— STATED EXERCISE —
Your task is to give the listing below back word for word, pictures excluded.

___ DATA SHOWN

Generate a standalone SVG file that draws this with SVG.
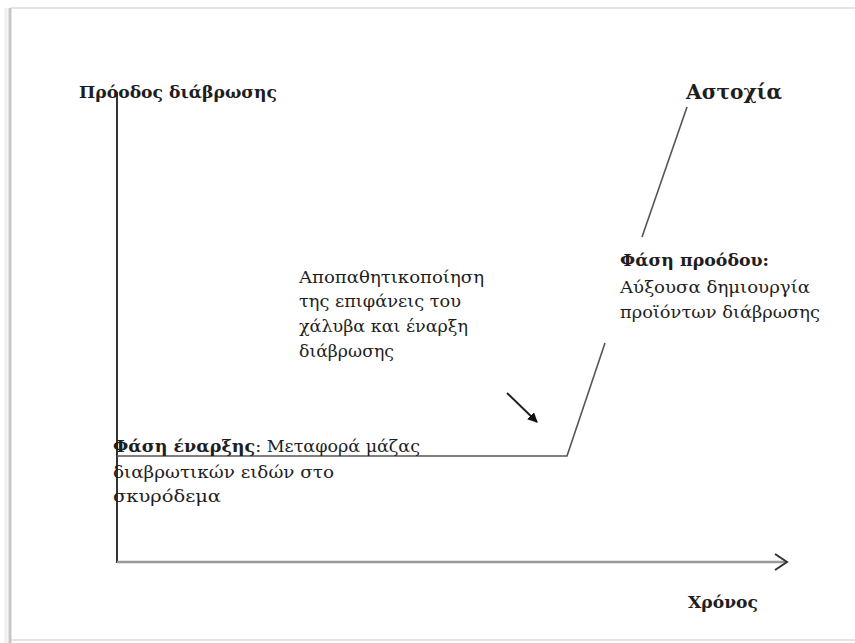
<svg xmlns="http://www.w3.org/2000/svg" width="855" height="643" viewBox="0 0 855 643">
<defs>
<style>
text{font-family:"DejaVu Serif","Liberation Serif",serif;fill:#1e1e1e}
.b{font-weight:bold}
.t{font-size:16px}
.axis{stroke:#333;stroke-width:2;fill:none}
.xaxis{stroke:#999;stroke-width:2.5;fill:none}
.curve{stroke:#555;stroke-width:1.6;fill:none}
</style>
<marker id="ah" viewBox="0 0 10 10" refX="9" refY="5" markerWidth="5" markerHeight="5" orient="auto" markerUnits="strokeWidth">
<path d="M0,0 L10,5 L0,10 z" fill="#111"/>
</marker>
</defs>
<rect x="0" y="0" width="855" height="643" fill="#fff"/>
<g id="frame">
<line x1="10" y1="8" x2="855" y2="8" stroke="#e4e4e4" stroke-width="2"/>
<line x1="10" y1="640" x2="855" y2="640" stroke="#e4e4e4" stroke-width="2"/>
<line x1="10" y1="8" x2="10" y2="643" stroke="#c8c8c8" stroke-width="3"/>
<line x1="6" y1="8" x2="6" y2="643" stroke="#eee" stroke-width="3"/>
</g>
<g id="connectors">
<line class="axis" x1="117" y1="92" x2="117" y2="563"/>
<line class="xaxis" x1="117" y1="562" x2="786" y2="562"/>
<polyline class="xaxis" points="775,554 787,562 775,570" style="stroke:#333;stroke-width:2"/>
<polyline class="curve" points="117,456 567,456 605,343"/>
<line class="curve" x1="642" y1="237" x2="687" y2="107"/>
<line x1="507" y1="393" x2="537" y2="422" stroke="#222" stroke-width="2" marker-end="url(#ah)"/>
</g>
<g id="label-y">
<text class="b" x="79" y="98" font-size="17" textLength="198" lengthAdjust="spacingAndGlyphs">Πρόοδος διάβρωσης</text>
</g>
<g id="label-failure">
<text class="b" x="686" y="99" font-size="21" textLength="96" lengthAdjust="spacingAndGlyphs">Αστοχία</text>
</g>
<g id="label-x">
<text class="b" x="688" y="608" font-size="17" textLength="70" lengthAdjust="spacingAndGlyphs">Χρόνος</text>
</g>
<g id="label-depassivation">
<text class="t" x="299" y="283" textLength="185" lengthAdjust="spacingAndGlyphs">Αποπαθητικοποίηση</text>
<text class="t" x="299" y="307" textLength="162" lengthAdjust="spacingAndGlyphs">της επιφάνεις του</text>
<text class="t" x="299" y="332" textLength="169" lengthAdjust="spacingAndGlyphs">χάλυβα και έναρξη</text>
<text class="t" x="299" y="357" textLength="95" lengthAdjust="spacingAndGlyphs">διάβρωσης</text>
</g>
<g id="label-propagation">
<text class="t b" x="620" y="266" textLength="149" lengthAdjust="spacingAndGlyphs">Φάση προόδου:</text>
<text class="t" x="620" y="293" textLength="190" lengthAdjust="spacingAndGlyphs">Αύξουσα δημιουργία</text>
<text class="t" x="620" y="318" textLength="200" lengthAdjust="spacingAndGlyphs">προϊόντων διάβρωσης</text>
</g>
<g id="label-initiation">
<text class="t" x="113" y="452" textLength="307" lengthAdjust="spacingAndGlyphs"><tspan class="b">Φάση έναρξης</tspan>: Μεταφορά μάζας</text>
<text class="t" x="113" y="478" textLength="221" lengthAdjust="spacingAndGlyphs">διαβρωτικών ειδών στο</text>
<text class="t" x="113" y="502" textLength="108" lengthAdjust="spacingAndGlyphs">σκυρόδεμα</text>
</g>
</svg>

______

— SOLUTION TO THIS PROBLEM —
Generate a standalone SVG file that draws this with SVG.
<svg xmlns="http://www.w3.org/2000/svg" width="855" height="643" viewBox="0 0 855 643">
<defs>
<style>
text{font-family:"DejaVu Serif","Liberation Serif",serif;fill:#1e1e1e}
.b{font-weight:bold}
.t{font-size:16px}
.axis{stroke:#333;stroke-width:2;fill:none}
.xaxis{stroke:#999;stroke-width:2.5;fill:none}
.curve{stroke:#555;stroke-width:1.6;fill:none}
</style>
<marker id="ah" viewBox="0 0 10 10" refX="9" refY="5" markerWidth="5" markerHeight="5" orient="auto" markerUnits="strokeWidth">
<path d="M0,0 L10,5 L0,10 z" fill="#111"/>
</marker>
</defs>
<rect x="0" y="0" width="855" height="643" fill="#fff"/>
<g id="frame">
<line x1="10" y1="8" x2="855" y2="8" stroke="#e4e4e4" stroke-width="2"/>
<line x1="10" y1="640" x2="855" y2="640" stroke="#e4e4e4" stroke-width="2"/>
<line x1="10" y1="8" x2="10" y2="643" stroke="#c8c8c8" stroke-width="3"/>
<line x1="6" y1="8" x2="6" y2="643" stroke="#eee" stroke-width="3"/>
</g>
<g id="connectors">
<line class="axis" x1="117" y1="92" x2="117" y2="563"/>
<line class="xaxis" x1="117" y1="562" x2="786" y2="562"/>
<polyline class="xaxis" points="775,554 787,562 775,570" style="stroke:#333;stroke-width:2"/>
<polyline class="curve" points="117,456 567,456 605,343"/>
<line class="curve" x1="642" y1="237" x2="687" y2="107"/>
<line x1="507" y1="393" x2="537" y2="422" stroke="#222" stroke-width="2" marker-end="url(#ah)"/>
</g>
<g id="label-y">
<text class="b" x="79" y="98" font-size="17" textLength="198" lengthAdjust="spacingAndGlyphs">Πρόοδος διάβρωσης</text>
</g>
<g id="label-failure">
<text class="b" x="686" y="99" font-size="21" textLength="96" lengthAdjust="spacingAndGlyphs">Αστοχία</text>
</g>
<g id="label-x">
<text class="b" x="688" y="608" font-size="17" textLength="70" lengthAdjust="spacingAndGlyphs">Χρόνος</text>
</g>
<g id="label-depassivation">
<text class="t" x="299" y="283" textLength="185" lengthAdjust="spacingAndGlyphs">Αποπαθητικοποίηση</text>
<text class="t" x="299" y="307" textLength="162" lengthAdjust="spacingAndGlyphs">της επιφάνεις του</text>
<text class="t" x="299" y="332" textLength="169" lengthAdjust="spacingAndGlyphs">χάλυβα και έναρξη</text>
<text class="t" x="299" y="357" textLength="95" lengthAdjust="spacingAndGlyphs">διάβρωσης</text>
</g>
<g id="label-propagation">
<text class="t b" x="620" y="266" textLength="149" lengthAdjust="spacingAndGlyphs">Φάση προόδου:</text>
<text class="t" x="620" y="293" textLength="190" lengthAdjust="spacingAndGlyphs">Αύξουσα δημιουργία</text>
<text class="t" x="620" y="318" textLength="200" lengthAdjust="spacingAndGlyphs">προϊόντων διάβρωσης</text>
</g>
<g id="label-initiation">
<text class="t" x="113" y="452" textLength="307" lengthAdjust="spacingAndGlyphs"><tspan class="b">Φάση έναρξης</tspan>: Μεταφορά μάζας</text>
<text class="t" x="113" y="478" textLength="221" lengthAdjust="spacingAndGlyphs">διαβρωτικών ειδών στο</text>
<text class="t" x="113" y="502" textLength="108" lengthAdjust="spacingAndGlyphs">σκυρόδεμα</text>
</g>
</svg>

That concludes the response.